Maybe that’s because lawyers deal with people and justice, or at least arguing, which sounds familiar. And doctors — well, everyone’s been to the doctor. The drama of dealing with people is what gets lawyer and doctor shows on TV, and I’ll be the first to admit that my picture of what they do comes straight from there. Really that means I have no clue.
After a bit of thought, I realize that software is more like art, if that helps.
(Right — saying you’re an artist is like saying you’re in software, only poorer.)
But really, it can help.
The solution to explaining what “I’m in software” means is to realize that software, and software development, is really three very different things. To the software developer, it is code — lists of instructions to make a generic machine behave in a specific way. To people in general, it is invisible: as mobile phone users, airplane travelers, or just people turning on the faucet and getting water, the world is full of things made of plastic and metal that behave or respond more actively than a cup or a pair of scissors. And finally, software development, the activity that goes on in a hi-tech software office, includes a good deal of accounting, scheduling, and event planning.

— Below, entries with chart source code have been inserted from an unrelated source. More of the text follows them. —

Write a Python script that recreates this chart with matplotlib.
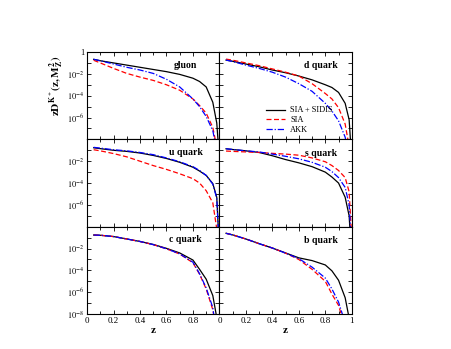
import matplotlib
matplotlib.use('Agg')
import matplotlib.pyplot as plt
import numpy as np
from matplotlib.ticker import FixedLocator, FuncFormatter

plt.rcParams['font.family'] = 'Liberation Serif'
plt.rcParams['mathtext.fontset'] = 'stix'

# log10 of zD(z), z grid per curve
z_std = [0.05, 0.1, 0.2, 0.3, 0.4, 0.5, 0.6, 0.7, 0.8, 0.85, 0.9, 0.95]

gluon_z_full = z_std + [0.98, 0.995]
gluon_full = [-0.67, -0.8, -1.0, -1.2, -1.4, -1.6, -1.8, -2.05, -2.4, -2.7, -3.2, -4.6, -6.5, -9]
gluon_z_sia = z_std + [0.985]
gluon_sia = [-0.76, -1.0, -1.5, -1.96, -2.3, -2.6, -3.0, -3.5, -4.3, -4.9, -5.6, -6.9, -9]
gluon_z_akk = z_std + [0.98]
gluon_akk = [-0.67, -0.8, -1.1, -1.4, -1.65, -1.96, -2.5, -3.2, -4.3, -5.0, -5.9, -7.2, -9]

d_z_full = z_std + [0.98, 0.995]
d_full = [-0.74, -0.85, -1.1, -1.35, -1.65, -1.9, -2.2, -2.55, -3.0, -3.25, -3.7, -4.7, -6.2, -9]
d_z_sia = z_std + [0.985]
d_sia = [-0.65, -0.75, -1.0, -1.25, -1.55, -1.85, -2.2, -2.9, -3.8, -4.3, -5.1, -6.6, -9]
d_z_akk = z_std + [0.97]
d_akk = [-0.74, -0.87, -1.2, -1.5, -1.85, -2.3, -2.9, -3.6, -4.7, -5.4, -6.3, -7.8, -9]

u_z_full = z_std + [0.98, 0.995]
u_full = [-0.77, -0.85, -1.0, -1.1, -1.25, -1.47, -1.75, -2.1, -2.55, -2.9, -3.3, -4.05, -5.3, -9]
u_z_sia = z_std + [0.99]
u_sia = [-0.95, -1.05, -1.3, -1.6, -2.0, -2.4, -2.75, -3.15, -3.6, -4.0, -4.7, -5.8, -9]
u_z_akk = z_std + [0.98, 0.995]
u_akk = [-0.73, -0.8, -0.95, -1.05, -1.2, -1.4, -1.7, -2.05, -2.5, -2.85, -3.3, -4.1, -5.4, -9]

s_z_full = z_std + [0.98, 0.99]
s_full = [-0.86, -0.93, -1.05, -1.2, -1.5, -1.85, -2.15, -2.5, -3.0, -3.45, -4.0, -5.3, -7.0, -9]
s_z_sia = z_std + [0.98, 1.0]
s_sia = [-1.07, -1.1, -1.15, -1.2, -1.28, -1.35, -1.45, -1.7, -2.05, -2.4, -2.85, -3.5, -4.8, -9]
s_z_akk = z_std + [0.98, 0.995]
s_akk = [-0.86, -0.92, -1.05, -1.15, -1.35, -1.55, -1.78, -2.1, -2.55, -2.95, -3.5, -4.4, -6.0, -9]

c_z_full = z_std + [0.99]
c_full = [-0.76, -0.78, -0.9, -1.12, -1.35, -1.62, -1.98, -2.4, -3.05, -3.9, -4.8, -6.3, -9]
c_z_sia = z_std + [0.97]
c_sia = [-0.76, -0.78, -0.9, -1.12, -1.35, -1.64, -2.02, -2.5, -3.3, -4.35, -5.7, -7.6, -9]
c_z_akk = z_std + [0.968]
c_akk = [-0.76, -0.78, -0.9, -1.12, -1.35, -1.64, -2.02, -2.48, -3.25, -4.3, -5.6, -7.4, -9]

b_z_full = z_std + [0.99]
b_full = [-0.6, -0.75, -1.12, -1.55, -1.95, -2.4, -2.85, -3.1, -3.5, -4.04, -4.9, -6.5, -9]
b_z_sia = z_std[:-1] + [0.945]
b_sia = [-0.6, -0.75, -1.12, -1.55, -1.95, -2.42, -3.0, -3.9, -5.0, -6.17, -7.2, -9]
b_z_akk = z_std[:-1] + [0.955]
b_akk = [-0.6, -0.75, -1.12, -1.55, -1.95, -2.42, -2.92, -3.7, -4.7, -5.7, -6.9, -9]

panels = [
    ('gluon', gluon_z_full, gluon_full, gluon_z_sia, gluon_sia, gluon_z_akk, gluon_akk),
    ('d quark', d_z_full, d_full, d_z_sia, d_sia, d_z_akk, d_akk),
    ('u quark', u_z_full, u_full, u_z_sia, u_sia, u_z_akk, u_akk),
    ('s quark', s_z_full, s_full, s_z_sia, s_sia, s_z_akk, s_akk),
    ('c quark', c_z_full, c_full, c_z_sia, c_sia, c_z_akk, c_akk),
    ('b quark', b_z_full, b_full, b_z_sia, b_sia, b_z_akk, b_akk),
]
legend_labels = ['SIA + SIDIS', 'SIA', 'AKK']

fig, axes = plt.subplots(3, 2, figsize=(4.51, 3.49), dpi=100)
fig.subplots_adjust(left=0.193, right=0.780, top=0.851, bottom=0.100, wspace=0, hspace=0)


def ylab(v, pos):
    e = int(round(np.log10(v)))
    if e == 0:
        return '1'
    return r'$10^{%d}$' % e


for i, (name, zf, yf, zs, ys, za, ya) in enumerate(panels):
    ax = axes[i // 2][i % 2]
    row, col = i // 2, i % 2
    ax.plot(zf, 10.0 ** np.array(yf), color='black', lw=0.9, label=legend_labels[0])
    ax.plot(zs, 10.0 ** np.array(ys), color='red', lw=0.9, ls=(0, (4, 2)), label=legend_labels[1])
    ax.plot(za, 10.0 ** np.array(ya), color='blue', lw=0.9, ls=(0, (5, 1.5, 1, 1.5)), label=legend_labels[2])
    ax.set_yscale('log')
    ax.set_xlim(0, 1)
    ax.set_ylim(1e-8, 1)
    ax.yaxis.set_major_locator(FixedLocator([10.0 ** k for k in range(-8, 1)]))
    ax.yaxis.set_minor_locator(FixedLocator([]))
    ax.xaxis.set_major_locator(FixedLocator(np.arange(0, 1.01, 0.2)))
    ax.xaxis.set_minor_locator(FixedLocator(np.arange(0.1, 1.0, 0.2)))
    ax.tick_params(which='both', direction='in', top=True, right=True, pad=2)
    ax.tick_params(axis='x', labelsize=6.5)
    ax.tick_params(axis='y', labelsize=6)
    ax.tick_params(which='major', length=3, width=0.6)
    ax.tick_params(which='minor', length=2, width=0.6)
    for sp in ax.spines.values():
        sp.set_linewidth(0.8)
    if col == 0:
        def fmt(v, pos, row=row):
            e = int(round(np.log10(v)))
            if e % 2 != 0:
                return ''
            if e == 0 and row != 0:
                return ''
            if e == -8 and row != 2:
                return ''
            return ylab(v, pos)
        ax.yaxis.set_major_formatter(FuncFormatter(fmt))
    else:
        ax.set_yticklabels([])
    if row == 2:
        if col == 0:
            ax.set_xticklabels(['0', '0.2', '0.4', '0.6', '0.8', ''])
        else:
            ax.set_xticklabels(['0', '0.2', '0.4', '0.6', '0.8', '1'])
        ax.set_xlabel('z', fontsize=8, fontweight='bold', labelpad=1)
    else:
        ax.set_xticklabels([])
    if col == 0:
        ax.text(0.745, 0.85, name, transform=ax.transAxes, ha='center', va='center',
                fontsize=7, fontweight='bold')
    else:
        ax.text(0.77, 0.84, name, transform=ax.transAxes, ha='center', va='center',
                fontsize=7, fontweight='bold')
    if i == 1:
        ax.legend(loc='center left', bbox_to_anchor=(0.32, 0.22), frameon=False,
                  fontsize=6, handlelength=2.3, labelspacing=0.2, handletextpad=0.6,
                  borderpad=0)

fig.text(56 / 451, 1 - 86 / 349, r'$\mathbf{zD^{K^+}(z,M_Z^2)}$', rotation=90,
         ha='center', va='center', fontsize=8)

fig.savefig('out.png', dpi=100)
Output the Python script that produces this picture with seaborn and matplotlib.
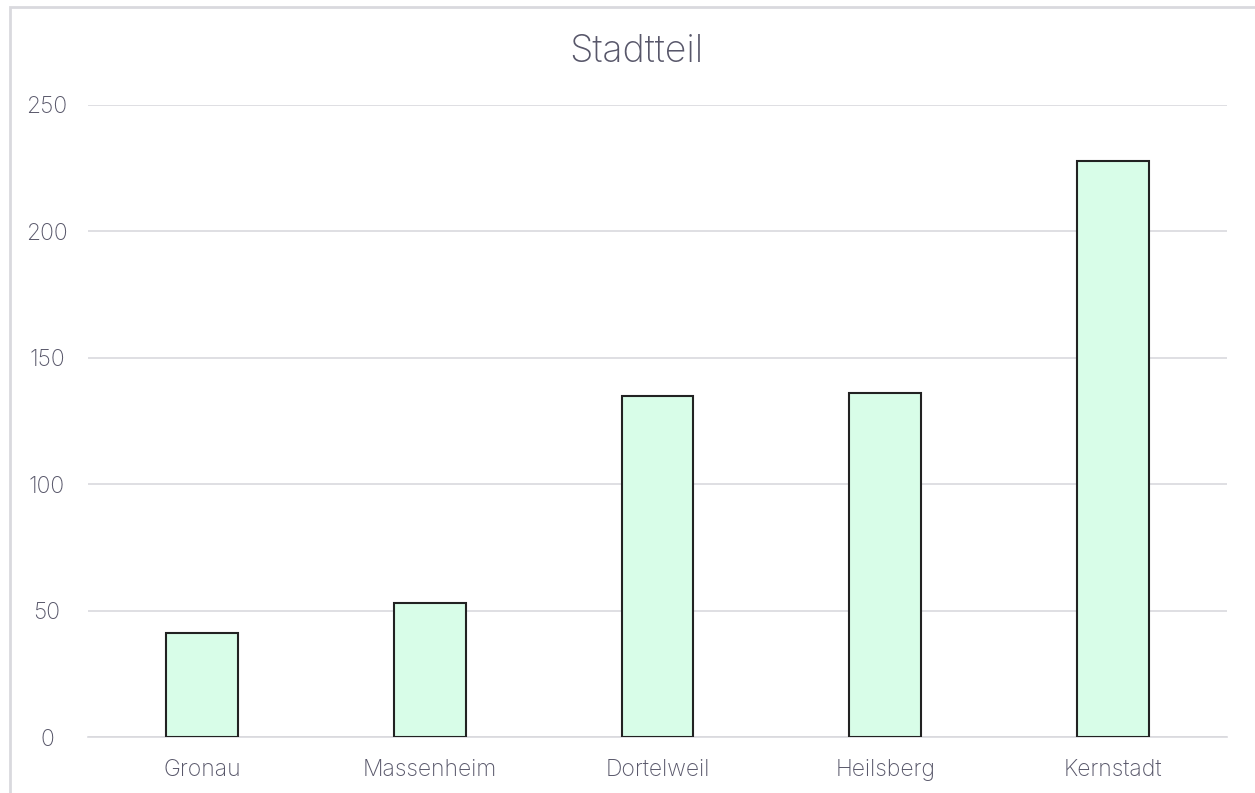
import matplotlib
matplotlib.use("Agg")
import matplotlib.pyplot as plt
import seaborn as sns
import pandas as pd
from matplotlib.patches import Rectangle

# data
stadtteile = ["Gronau", "Massenheim", "Dortelweil", "Heilsberg", "Kernstadt"]
anzahl = [41, 53, 135, 136, 228]
y_ticks = [0, 50, 100, 150, 200, 250]

df = pd.DataFrame({"Stadtteil": stadtteile, "Anzahl": anzahl})

sns.set_theme(style="white")
plt.rcParams["font.family"] = ["Inter", "DejaVu Sans"]

text_color = "#58576a"
grid_color = "#d9d9de"

fig = plt.figure(figsize=(12.55, 7.93), dpi=100)
ax = fig.add_axes([0.0701, 0.0706, 0.9076, 0.797])

sns.barplot(
    data=df,
    x="Stadtteil",
    y="Anzahl",
    color="#d8fde8",
    edgecolor="#222222",
    linewidth=1.5,
    width=0.316,
    saturation=1,
    ax=ax,
    zorder=3,
)

ax.set_ylim(0, 250)
ax.set_yticks(y_ticks)
ax.set_xlim(-0.5, len(stadtteile) - 0.5)
ax.yaxis.grid(True, color=grid_color, linewidth=1.2, zorder=0)
ax.set_axisbelow(True)
for side in ["top", "right", "left"]:
    ax.spines[side].set_visible(False)
ax.spines["bottom"].set_color(grid_color)
ax.spines["bottom"].set_linewidth(1.2)

ax.tick_params(axis="both", length=0, labelsize=16.5, labelcolor=text_color)
ax.tick_params(axis="y", pad=29.5)
ax.tick_params(axis="x", pad=16)
for lbl in ax.get_yticklabels() + ax.get_xticklabels():
    lbl.set_fontweight("light")
for lbl in ax.get_yticklabels():
    lbl.set_horizontalalignment("center")
ax.set_xlabel("")
ax.set_ylabel("")

fig.text(636 / 1255, 0.935, "Stadtteil", ha="center", va="center",
         fontsize=27, color=text_color, fontweight="light")

# light outer frame of the chart area
fig.patches.append(Rectangle((10 / 1255, -0.05), 1.1, 1 - 7 / 793 + 0.05,
                             transform=fig.transFigure, fill=False,
                             edgecolor=grid_color, linewidth=2))

fig.savefig("out.png", dpi=100)
plt.close(fig)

This triple personality parallels art. When someone tells you they’re an artist, do you think of paints, chemicals, brushes, and canvas? Or paintings on the wall? Or the business of running an art gallery?
I’m pretty sure most people hear “artist” and think of paintings. But the “what the artist does all day”, whether it’s looking, thinking, or carefully mixing paints, is invisible in the painting. We see the painting and know nothing about the work life of the artist.
So being in software, like being an artist, means doing something unseen to materials and creating interactive things that everybody then takes for granted.
Probably the only way forward for more people to understand what’s “in software” is to take them into the studio — the hi-tech office — and let them try their own hand at coding a mobile phone app. Or on the other hand, attending a project meeting.
Say, why aren’t those kinds of experiences available at the local computer or science museum — not playing with the things, but making them come alive?
John Hollar and Grady Booch, are you listening?